Although this jar is way more than I needed, I thought I'd give it a try to see if it would not dry out as predictably as a tube. It has now been almost a year since I opened it and I see no signs of it drying out, so the jar packaging seems to seal a lot better than the tubes. Hint: screw the cap on tight and store the jar inverted so air cannot enter. I have found that the best way to store paint, solvents, glue or anything else that can dry out is to invert the container for long term storage to keep the opening sealed from air. Invert inside something which can keep the jar stable -- I have this rubber cement jar stored upside down inside a roll of duct tape. A number of reviewers have said they had great difficulty removing the cap -- if the cap is stuck, a pair of classic slip-joint pliers does the trick easily.
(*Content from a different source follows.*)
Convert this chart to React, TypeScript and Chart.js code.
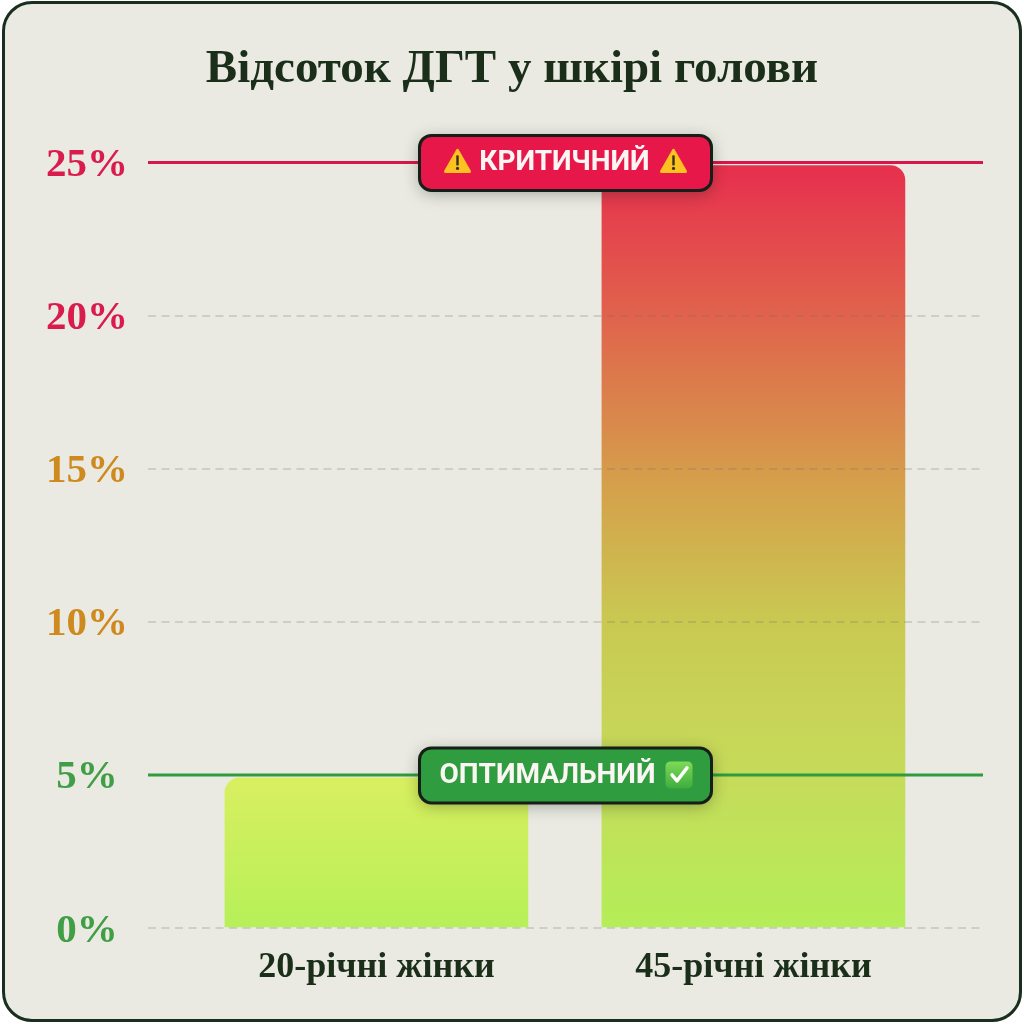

I used to purchase small single-use tubes of rubber cement due to the chance of the rubber cement curing in the can due to exposure once the can is first opened but it wasn't cost-wise. Now I buy it by the can and use a strip of Teflon tape to cover the threads on the can, providing a strong seal between the lid and can preventing premature solidifying.
Do not buy a tire repair kit without the rubber cement. I don't care what they say, the plug, patch, and plug patch combination all require rubber cement.
This product will also work for gluing leather together. Rubber cement. Contact cement. Leather glue. All the same. You need to glue the seems together before you stitch and rivet.